Though the movie uses geopolitics as a backdrop, positing a secret network of Russian moles planted among the American population, the only real superpower in Salt’s world is Jolie’s character, Evelyn Salt, who, as the film begins, is a blond CIA agent interrogating a seemingly unbalanced Russian defector (Daniel Olbrychski). The man insists that Salt is actually a Russian double agent who was taken from her parents as a baby and trained at a Soviet spy camp as part of an evil plan to reignite the Cold War. For reasons that aren’t at first—or, OK, ever—entirely clear, Salt’s supervisor (Chiwetel Ejiofor) takes these outlandish accusations at face value from the get-go and orders an immediate lockdown of the office. Soon, Salt is barricaded in a conference room armed only with a cart of cleaning supplies and her black thong underwear, both of which are deployed MacGyver-style in her spectacular escape.

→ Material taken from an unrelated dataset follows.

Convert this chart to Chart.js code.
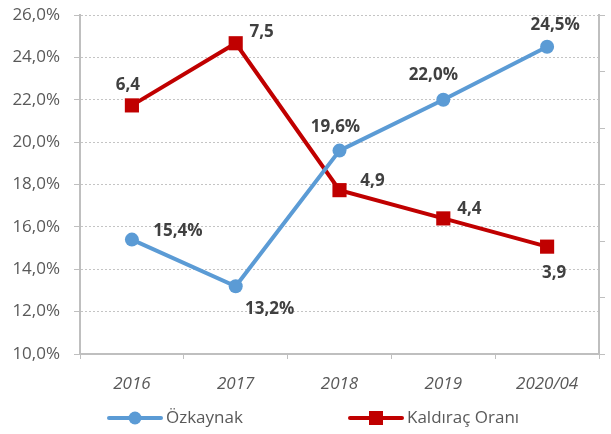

A few car chases later, Salt is no longer blond, no longer working for the CIA, and very possibly no longer Evelyn Salt. It’s the metaphysical rug-pull of Salt’s unstable identity that gives the story its kick. Has our hero become our villain? Why does her CIA colleague Ted (Liev Schreiber) continue to believe in Salt’s innocence, even as she makes the case against herself by continuing to flee? And what has become of Salt’s husband, a gentle German entomologist (August Diehl)?

Though Salt will appeal to Bourne fans, it’s slicker and less gritty than those films. Also, Evelyn Salt is more inscrutable and less vulnerable than Matt Damon’s Jason Bourne; every time we think she’s revealed a truth about herself, it’s eventually exposed as a bluff. Had a man played the lead role, which was originally written for Tom Cruise, Salt would have come off as dated and predictable. With a woman—with this woman—all the invincible-spy clichés feel fresh and fun again. Jolie gets to doctor her own wounds in a bar bathroom, scale the side of a building, leap down an elevator shaft, and—most impressively—pull off at least three successful makeovers by giving herself chic haircuts and stealing fab wardrobes on the fly.

As she did in the graphic-novel adaptation Wanted, Jolie makes for a natural action hero. Her physical confidence and self-possession are absolute, and even if she’s not doing all of her own stunts, she makes you believe she could. She’s having great fun, but it’s not smug, jokey James Bond fun. Though the story is ridiculous, she plays her character straight, and though the inconclusive last sequence is a shameless setup for a sequel, you give it a pass because, truth be told, you’re not quite ready to be done with the icy, invincible Evelyn Salt.

The audience’s relationship to Jolie as an off-screen superhero—a bona-fide, old-school movie star—makes her ludicrously competent character seem contiguous with her real-life persona. After leaping from overpasses down onto the roofs of semis and single-handedly dispatching a White House bunker full of armed guards, it seems perfectly logical that Salt—if that really is her name—might stop off at the U.N., make a speech about world hunger, then head home to nurse the twins and have sex with Brad Pitt.